TASK DESCRIPTION
Write the lines out again, from the top of the material to the line containing "var labelFont = 'DejaVu Sans';", pictures excluded.

* START SUPPLIED DATA *

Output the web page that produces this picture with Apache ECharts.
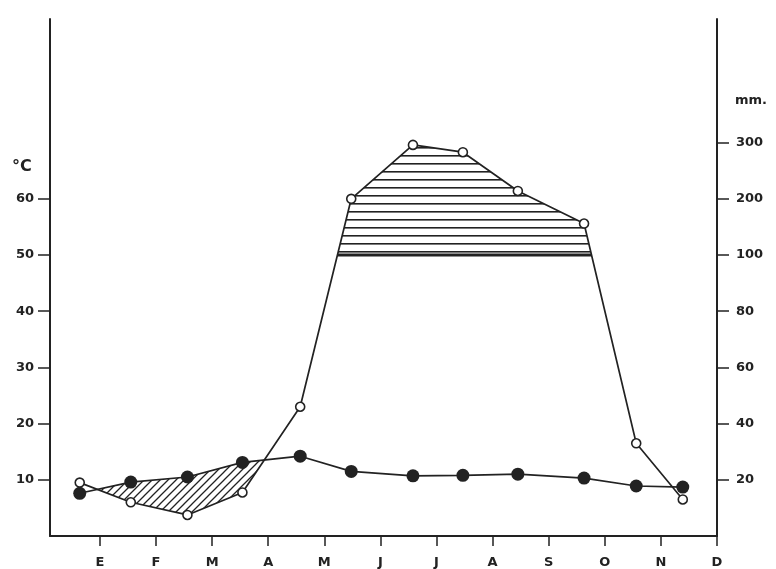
<!DOCTYPE html>
<html>
<head>
<meta charset="utf-8">
<title>Climograma</title>
<script src="https://cdn.jsdelivr.net/npm/echarts@6/dist/echarts.min.js"></script>
<style>
	html, body { margin: 0; padding: 0; background: #fff; }
	#chart { width: 776px; height: 569px; }
</style>
</head>
<body>
<div id="chart"></div>
<script>
	// meses (etiquetas en las marcas del eje) y posicion de cada punto mensual
	var monthLabels = ['E', 'F', 'M', 'A', 'M', 'J', 'J', 'A', 'S', 'O', 'N', 'D'];
	var monthX = [0.64, 1.55, 2.56, 3.54, 4.57, 5.48, 6.58, 7.47, 8.45, 9.63, 10.56, 11.39];

	// temperatura media (°C) y precipitacion (mm)
	var tempC = [7.6, 9.6, 10.5, 13.1, 14.2, 11.5, 10.7, 10.8, 11.0, 10.3, 8.9, 8.7];
	var precipMm = [19, 12, 7.5, 15.5, 46, 200, 296, 283, 214, 156, 33, 13];

	var tempTicks = [10, 20, 30, 40, 50, 60];
	var mmTicks = [20, 40, 60, 80, 100, 200, 300];

	var ink = '#222';
	var labelFont = 'DejaVu Sans';

	// escala de Walter: 20 mm = 10 °C hasta 100 mm, despues 100 mm = 10 °C
	function mmToScale(mm){
		return mm <= 100 ? mm / 2 : 50 + (mm - 100) / 10;
	}
	function scaleToMm(v){
		return v <= 50 ? v * 2 : 100 + (v - 50) * 10;
	}

	var precipScaled = precipMm.map(mmToScale);

	function pairs(xs, ys){
		var arr = [];
		for(var i=0; i<xs.length; i++){
			arr.push([xs[i], ys[i]]);
		}
		return arr;
	}

	// tramos donde top > bottom, cortando en los cruces de las dos curvas
	function regionsAbove(xs, top, bottom){
		var out = [];
		var upper = null, lower = null;
		for(var i=0; i<xs.length; i++){
			var d = top[i] - bottom[i];
			if(i > 0){
				var dp = top[i-1] - bottom[i-1];
				if((dp > 0) !== (d > 0)){
					var t = dp / (dp - d);
					var cx = xs[i-1] + t * (xs[i] - xs[i-1]);
					var cy = bottom[i-1] + t * (bottom[i] - bottom[i-1]);
					if(upper){
						upper.push([cx, cy]);
						lower.push([cx, cy]);
						out.push({upper: upper, lower: lower});
						upper = null;
						lower = null;
					}else{
						upper = [[cx, cy]];
						lower = [[cx, cy]];
					}
				}
			}
			if(d > 0){
				if(!upper){ upper = []; lower = []; }
				upper.push([xs[i], top[i]]);
				lower.push([xs[i], bottom[i]]);
			}
		}
		if(upper){
			out.push({upper: upper, lower: lower});
		}
		return out;
	}

	var limit = monthX.map(function(){ return 50; });
	var humidRegions = regionsAbove(monthX, precipScaled, limit);
	// periodo seco solo de enero a mayo
	var dryRegions = regionsAbove(monthX.slice(0, 5), tempC.slice(0, 5), precipScaled.slice(0, 5));

	function hatchHorizontal(){
		var c = document.createElement('canvas');
		c.width = 8; c.height = 8;
		var g = c.getContext('2d');
		g.fillStyle = ink;
		g.fillRect(0, 3, 8, 1);
		g.globalAlpha = 0.6;
		g.fillRect(0, 4, 8, 1);
		return c;
	}

	function hatchDiagonal(){
		var c = document.createElement('canvas');
		c.width = 8; c.height = 8;
		var g = c.getContext('2d');
		g.strokeStyle = ink;
		g.lineWidth = 1.3;
		g.beginPath();
		g.moveTo(0, 8); g.lineTo(8, 0);
		g.moveTo(-1, 1); g.lineTo(1, -1);
		g.moveTo(7, 9); g.lineTo(9, 7);
		g.stroke();
		return c;
	}

	var hFill = {image: hatchHorizontal(), repeat: 'repeat'};
	var dFill = {image: hatchDiagonal(), repeat: 'repeat'};

	function renderHatch(params, api){
		var children = [];
		function toPx(p){ return api.coord(p); }
		humidRegions.forEach(function(r){
			var pts = r.upper.concat(r.lower.slice().reverse()).map(toPx);
			children.push({type: 'polygon', shape: {points: pts}, style: {fill: hFill, stroke: null}});
			children.push({type: 'polyline', shape: {points: r.lower.map(toPx)}, style: {fill: null, stroke: ink, lineWidth: 3}});
		});
		dryRegions.forEach(function(r){
			var pts = r.upper.concat(r.lower.slice().reverse()).map(toPx);
			children.push({type: 'polygon', shape: {points: pts}, style: {fill: dFill, stroke: null}});
		});
		return {type: 'group', children: children};
	}

	var chart = echarts.init(document.getElementById('chart'), null, {renderer: 'canvas'});

	var option = {
		backgroundColor: '#fff',
		animation: false,
		grid: {
			left: 50,
			right: 59,
			top: 19,
			bottom: 32
		},
		xAxis: {
			type: 'value',
			min: 0.11,
			max: 12,
			axisLine: {show: true, onZero: false, lineStyle: {color: ink, width: 2}},
			axisTick: {
				show: true,
				length: 10,
				customValues: [1, 2, 3, 4, 5, 6, 7, 8, 9, 10, 11, 12],
				lineStyle: {color: ink, width: 1.5}
			},
			axisLabel: {
				customValues: [1, 2, 3, 4, 5, 6, 7, 8, 9, 10, 11, 12],
				formatter: function(v){ return monthLabels[Math.round(v) - 1] || ''; },
				margin: 20,
				color: ink,
				fontFamily: labelFont,
				fontWeight: 'bold',
				fontSize: 13
			},
			splitLine: {show: false}
		},
		yAxis: [
			{
				type: 'value',
				position: 'left',
				min: 0,
				max: 92,
				axisLine: {show: true, lineStyle: {color: ink, width: 2}},
				axisTick: {show: true, length: 12, customValues: tempTicks, lineStyle: {color: ink, width: 1.5}},
				axisLabel: {
					customValues: tempTicks,
					margin: 16,
					color: ink,
					fontFamily: labelFont,
					fontWeight: 'bold',
					fontSize: 13
				},
				splitLine: {show: false}
			},
			{
				type: 'value',
				position: 'right',
				min: 0,
				max: 92,
				axisLine: {show: true, lineStyle: {color: ink, width: 2}},
				axisTick: {show: true, length: 12, customValues: mmTicks.map(mmToScale), lineStyle: {color: ink, width: 1.5}},
				axisLabel: {
					customValues: mmTicks.map(mmToScale),
					formatter: function(v){ return String(Math.round(scaleToMm(v))); },
					margin: 19,
					color: ink,
					fontFamily: labelFont,
					fontWeight: 'bold',
					fontSize: 13
				},
				splitLine: {show: false}
			}
		],
		graphic: [
			{type: 'text', left: 12, top: 159, style: {text: '°C', fill: ink, font: 'bold 16px DejaVu Sans'}},
			{type: 'text', left: 735, top: 94, style: {text: 'mm.', fill: ink, font: 'bold 13px DejaVu Sans'}}
		],
		series: [
			{
				name: 'hatch',
				type: 'custom',
				silent: true,
				z: 1,
				data: [0],
				renderItem: renderHatch
			},
			{
				name: 'precipitacion',
				type: 'line',
				z: 3,
				data: pairs(monthX, precipScaled),
				symbol: 'circle',
				symbolSize: 9,
				lineStyle: {color: ink, width: 1.7},
				itemStyle: {color: '#fff', borderColor: ink, borderWidth: 1.6}
			},
			{
				name: 'temperatura',
				type: 'line',
				z: 2,
				data: pairs(monthX, tempC),
				symbol: 'circle',
				symbolSize: 13,
				lineStyle: {color: ink, width: 1.7},
				itemStyle: {color: ink}
			}
		]
	};

	chart.setOption(option, true);
</script>
</body>
</html>
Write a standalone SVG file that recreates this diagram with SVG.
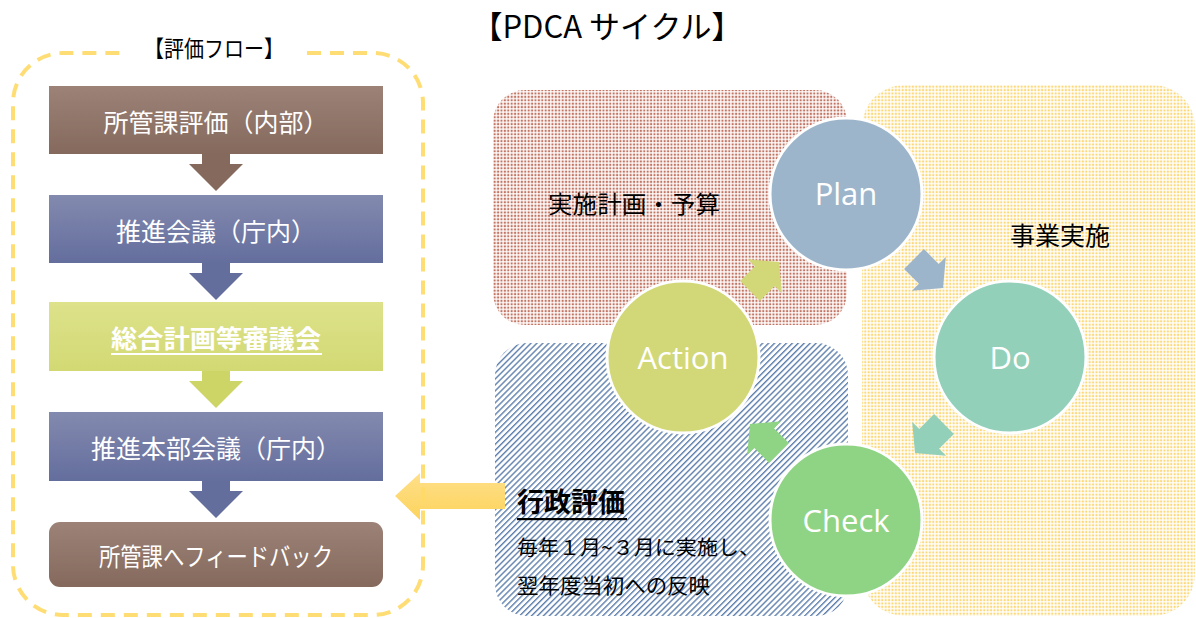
<svg xmlns="http://www.w3.org/2000/svg" width="1196" height="618" viewBox="0 0 1196 618">
<style>
.jp{font-family:"Noto Sans CJK JP","Noto Sans",sans-serif;}
.boxt{font-family:"Noto Sans CJK JP",sans-serif;font-size:25px;fill:#fff;text-anchor:middle;}
.ct{font-family:"Open Sans","Noto Sans",sans-serif;font-size:31px;fill:#fff;text-anchor:middle;}
.circ{stroke:#fff;stroke-width:3;}
</style>
<defs>
<linearGradient id="gBrown" x1="0" y1="0" x2="0" y2="1"><stop offset="0" stop-color="#9C8277"/><stop offset="1" stop-color="#85695D"/></linearGradient>
<linearGradient id="gBlue" x1="0" y1="0" x2="0" y2="1"><stop offset="0" stop-color="#838AAF"/><stop offset="1" stop-color="#646E9D"/></linearGradient>
<linearGradient id="gGreen" x1="0" y1="0" x2="0" y2="1"><stop offset="0" stop-color="#DDE28B"/><stop offset="1" stop-color="#D2D973"/></linearGradient>
<linearGradient id="gYel" x1="0" y1="0" x2="0" y2="1"><stop offset="0" stop-color="#FFE08A"/><stop offset="1" stop-color="#FCD35C"/></linearGradient>
<pattern id="pRed" width="3.4" height="3.4" patternUnits="userSpaceOnUse"><rect width="3.4" height="3.4" fill="#fff"/><rect x="0.6" y="0.6" width="2.1" height="2.1" fill="#C27462"/></pattern>
<pattern id="pYel" width="3.4" height="3.4" patternUnits="userSpaceOnUse"><rect width="3.4" height="3.4" fill="#fff"/><rect x="0.6" y="0.6" width="2.1" height="2.1" fill="#FDD878"/></pattern>
<pattern id="pBlue" width="4.2" height="10" patternUnits="userSpaceOnUse" patternTransform="rotate(45)"><rect width="4.2" height="10" fill="#fff"/><rect x="0" y="0" width="1.4" height="10" fill="#5F80AD"/></pattern>
<polygon id="sArrow" points="-41,-14 -20,-14 -20,-24 0,0 -20,24 -20,14 -41,14"/>
</defs>

<rect width="1196" height="618" fill="#fff"/>

<text class="jp" x="607" y="38" font-size="31" text-anchor="middle" fill="#000">【PDCA サイクル】</text>

<g id="region-plan"><rect x="493" y="90" width="354" height="235" rx="32" fill="url(#pRed)"/>
<text class="jp" x="634" y="213" font-size="24" text-anchor="middle" fill="#000" textLength="172" lengthAdjust="spacingAndGlyphs">実施計画・予算</text></g>
<g id="region-do"><rect x="862" y="85" width="333" height="531" rx="42" fill="url(#pYel)"/>
<text class="jp" x="1060" y="245" font-size="25" text-anchor="middle" fill="#000">事業実施</text></g>
<g id="region-check"><rect x="495" y="343" width="353" height="273" rx="32" fill="url(#pBlue)"/>
<text class="jp" x="517" y="512" font-size="27" font-weight="bold" fill="#000">行政評価</text>
<rect x="517" y="518" width="110" height="2.2" fill="#000"/>
<text class="jp" x="517" y="555" font-size="20" fill="#000" textLength="243" lengthAdjust="spacingAndGlyphs">毎年１月~３月に実施し、</text>
<text class="jp" x="517" y="593" font-size="21" fill="#000" textLength="193" lengthAdjust="spacingAndGlyphs">翌年度当初への反映</text></g>

<g id="node-plan"><circle class="circ" cx="846" cy="194" r="76" fill="#9DB5CB"/><text class="ct" x="846" y="205">Plan</text></g>
<g id="node-do"><circle class="circ" cx="1010" cy="357" r="76" fill="#93D0BA"/><text class="ct" x="1010" y="369">Do</text></g>
<g id="node-check"><circle class="circ" cx="846" cy="520" r="76" fill="#8FD484"/><text class="ct" x="846" y="532">Check</text></g>
<g id="node-action"><circle class="circ" cx="683" cy="357" r="76" fill="#D2D877"/><text class="ct" x="683" y="369">Action</text></g>

<g id="flow-arrow"><polygon points="505,483 420,483 420,473 395,496 420,520 420,509 505,509" fill="url(#gYel)"/></g>

<g id="node-f1"><rect x="49" y="86" width="334" height="68" fill="url(#gBrown)"/><text class="boxt" x="216" y="132">所管課評価（内部）</text></g>
<g id="node-f2"><rect x="49" y="195" width="334" height="68" fill="url(#gBlue)"/><text class="boxt" x="216" y="241">推進会議（庁内）</text></g>
<g id="node-f3"><rect x="49" y="302" width="334" height="69" fill="url(#gGreen)"/><text class="boxt" x="216" y="348" font-weight="bold" font-size="25" textLength="210" lengthAdjust="spacingAndGlyphs">総合計画等審議会</text><rect x="111" y="353" width="211" height="2" fill="#fff"/></g>
<g id="node-f4"><rect x="49" y="412" width="334" height="69" fill="url(#gBlue)"/><text class="boxt" x="216" y="458">推進本部会議（庁内）</text></g>
<g id="node-f5"><rect x="49" y="522" width="334" height="65" rx="11" fill="url(#gBrown)"/><text class="boxt" x="216" y="566" textLength="234" lengthAdjust="spacingAndGlyphs">所管課へフィードバック</text></g>

<g id="connectors">
<polygon points="202,154 230,154 230,164 243,164 216,191 189,164 202,164" fill="#86695D"/>
<polygon points="202,263 230,263 230,273 243,273 216,300 189,273 202,273" fill="#646E9D"/>
<polygon points="202,371 230,371 230,381 243,381 216,408 189,381 202,381" fill="#CDD566"/>
<polygon points="202,481 230,481 230,491 243,491 216,518 189,491 202,491" fill="#646E9D"/>
<use href="#sArrow" transform="translate(779,262) rotate(-45)" fill="#D2D877"/>
<use href="#sArrow" transform="translate(943,288) rotate(45)" fill="#9DB5CB"/>
<use href="#sArrow" transform="translate(915,453) rotate(135)" fill="#93D0BA"/>
<use href="#sArrow" transform="translate(750,424) rotate(-135)" fill="#8FD484"/>
</g>

<g id="frame">
<path d="M307,53 H373 A50,50 0 0 1 423,103 V565 A50,50 0 0 1 373,615 H63 A50,50 0 0 1 13,565 V103 A50,50 0 0 1 63,53 H125" fill="none" stroke="#FFD966" stroke-width="4" stroke-dasharray="14 9" opacity="0.9"/>
<text class="jp" x="214" y="57" font-size="23" text-anchor="middle" fill="#000" textLength="140" lengthAdjust="spacingAndGlyphs">【評価フロー】</text>
</g>
</svg>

* END SUPPLIED DATA *

THE ANSWER
Output the web page that produces this picture with Apache ECharts.
<!DOCTYPE html>
<html>
<head>
<meta charset="utf-8">
<title>Climograma</title>
<script src="https://cdn.jsdelivr.net/npm/echarts@6/dist/echarts.min.js"></script>
<style>
	html, body { margin: 0; padding: 0; background: #fff; }
	#chart { width: 776px; height: 569px; }
</style>
</head>
<body>
<div id="chart"></div>
<script>
	// meses (etiquetas en las marcas del eje) y posicion de cada punto mensual
	var monthLabels = ['E', 'F', 'M', 'A', 'M', 'J', 'J', 'A', 'S', 'O', 'N', 'D'];
	var monthX = [0.64, 1.55, 2.56, 3.54, 4.57, 5.48, 6.58, 7.47, 8.45, 9.63, 10.56, 11.39];

	// temperatura media (°C) y precipitacion (mm)
	var tempC = [7.6, 9.6, 10.5, 13.1, 14.2, 11.5, 10.7, 10.8, 11.0, 10.3, 8.9, 8.7];
	var precipMm = [19, 12, 7.5, 15.5, 46, 200, 296, 283, 214, 156, 33, 13];

	var tempTicks = [10, 20, 30, 40, 50, 60];
	var mmTicks = [20, 40, 60, 80, 100, 200, 300];

	var ink = '#222';
	var labelFont = 'DejaVu Sans';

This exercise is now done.